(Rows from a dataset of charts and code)

- - - -

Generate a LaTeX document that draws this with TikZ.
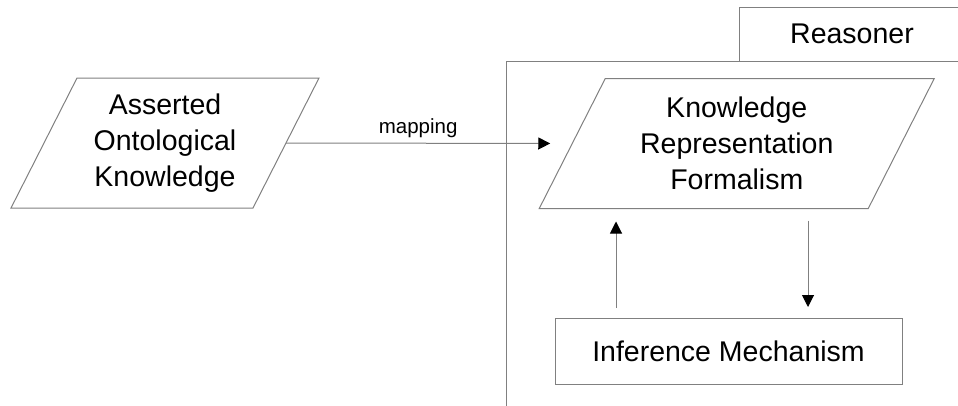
\documentclass[tikz,border=0pt]{standalone}
\usepackage{fontspec}
\setmainfont{Liberation Sans}
\usetikzlibrary{arrows.meta,calc}
\definecolor{linegray}{RGB}{128,128,128}
\begin{document}
\begin{tikzpicture}[x=1pt,y=-1pt,
  every node/.style={inner sep=0pt,outer sep=0pt},
  bigtext/.style={font=\fontsize{28.5}{36}\selectfont, align=center},
  plain/.style={draw=linegray, line width=1pt},
  arr/.style={draw=linegray, line width=1pt, -{Triangle[length=12pt,width=12pt,black]}},
  para/.style={minimum width=#1, minimum height=130pt}
]
\useasboundingbox (0,0) rectangle (958,405);
% nodes
\node[bigtext, para=242pt] (aok) at (165,143) {Asserted\\Ontological\\Knowledge};
\node[bigtext, para=329pt] (krf) at (736.75,143.5) {Knowledge\\Representation\\Formalism};
\node[bigtext, plain, minimum width=347pt, minimum height=66pt] (im) at (728.5,351) {Inference Mechanism};
\node[bigtext, plain, minimum width=226pt, minimum height=54pt, anchor=west] (rs) at (739,34) {Reasoner};
% parallelograms
\draw[plain] ($(aok.north west)+(33,0)$) -- ($(aok.north east)+(33,0)$) -- ($(aok.south east)+(-33,0)$) -- ($(aok.south west)+(-33,0)$) -- cycle;
\draw[plain] ($(krf.north west)+(33,0)$) -- ($(krf.north east)+(33,0)$) -- ($(krf.south east)+(-33,0)$) -- ($(krf.south west)+(-33,0)$) -- cycle;
% frame
\coordinate (fb) at (506,410);
\draw[plain] (fb) |- (rs.south east);
% connectors
\draw[arr, shorten >=22pt] (aok.east) -- node[above=6pt, font=\fontsize{20.5}{24}\selectfont, xshift=-11pt] (map) {mapping} (krf.west);
\coordinate (upx) at (616,0);
\coordinate (dnx) at (808,0);
\draw[arr, shorten <=10pt, shorten >=13pt] (im.north -| upx) -- (krf.south -| upx);
\draw[arr, shorten <=12pt, shorten >=11pt] (krf.south -| dnx) -- (im.north -| dnx);
\end{tikzpicture}
\end{document}
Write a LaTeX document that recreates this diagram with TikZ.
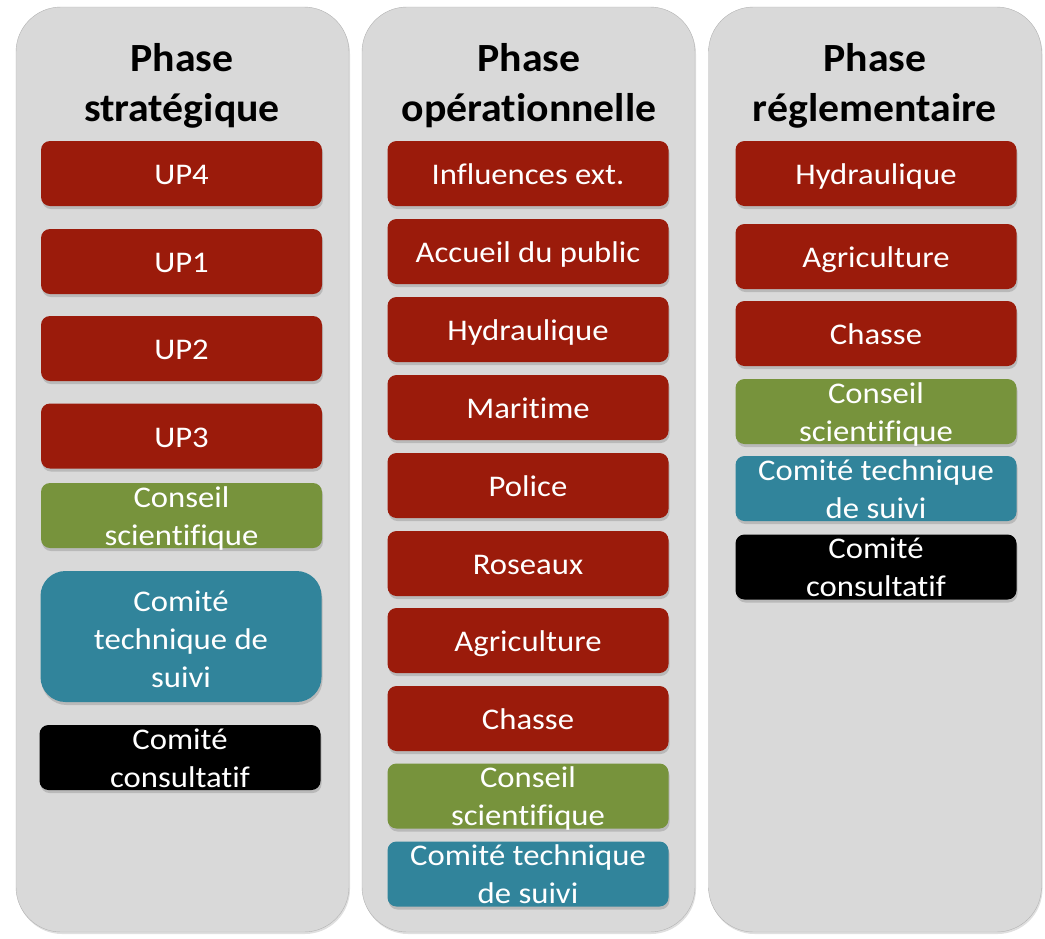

- - - -

▸ Exercise instructions
Return the listing above in full and without alteration, excluding its pictures.

▸ Result for this task
Generate a LaTeX document that draws this with TikZ.
\documentclass[tikz,border=0pt]{standalone}
\usepackage{fontspec}
\setmainfont{Liberation Sans}
\usetikzlibrary{arrows.meta,calc}
\definecolor{linegray}{RGB}{128,128,128}
\begin{document}
\begin{tikzpicture}[x=1pt,y=-1pt,
  every node/.style={inner sep=0pt,outer sep=0pt},
  bigtext/.style={font=\fontsize{28.5}{36}\selectfont, align=center},
  plain/.style={draw=linegray, line width=1pt},
  arr/.style={draw=linegray, line width=1pt, -{Triangle[length=12pt,width=12pt,black]}},
  para/.style={minimum width=#1, minimum height=130pt}
]
\useasboundingbox (0,0) rectangle (958,405);
% nodes
\node[bigtext, para=242pt] (aok) at (165,143) {Asserted\\Ontological\\Knowledge};
\node[bigtext, para=329pt] (krf) at (736.75,143.5) {Knowledge\\Representation\\Formalism};
\node[bigtext, plain, minimum width=347pt, minimum height=66pt] (im) at (728.5,351) {Inference Mechanism};
\node[bigtext, plain, minimum width=226pt, minimum height=54pt, anchor=west] (rs) at (739,34) {Reasoner};
% parallelograms
\draw[plain] ($(aok.north west)+(33,0)$) -- ($(aok.north east)+(33,0)$) -- ($(aok.south east)+(-33,0)$) -- ($(aok.south west)+(-33,0)$) -- cycle;
\draw[plain] ($(krf.north west)+(33,0)$) -- ($(krf.north east)+(33,0)$) -- ($(krf.south east)+(-33,0)$) -- ($(krf.south west)+(-33,0)$) -- cycle;
% frame
\coordinate (fb) at (506,410);
\draw[plain] (fb) |- (rs.south east);
% connectors
\draw[arr, shorten >=22pt] (aok.east) -- node[above=6pt, font=\fontsize{20.5}{24}\selectfont, xshift=-11pt] (map) {mapping} (krf.west);
\coordinate (upx) at (616,0);
\coordinate (dnx) at (808,0);
\draw[arr, shorten <=10pt, shorten >=13pt] (im.north -| upx) -- (krf.south -| upx);
\draw[arr, shorten <=12pt, shorten >=11pt] (krf.south -| dnx) -- (im.north -| dnx);
\end{tikzpicture}
\end{document}
Write a LaTeX document that recreates this diagram with TikZ.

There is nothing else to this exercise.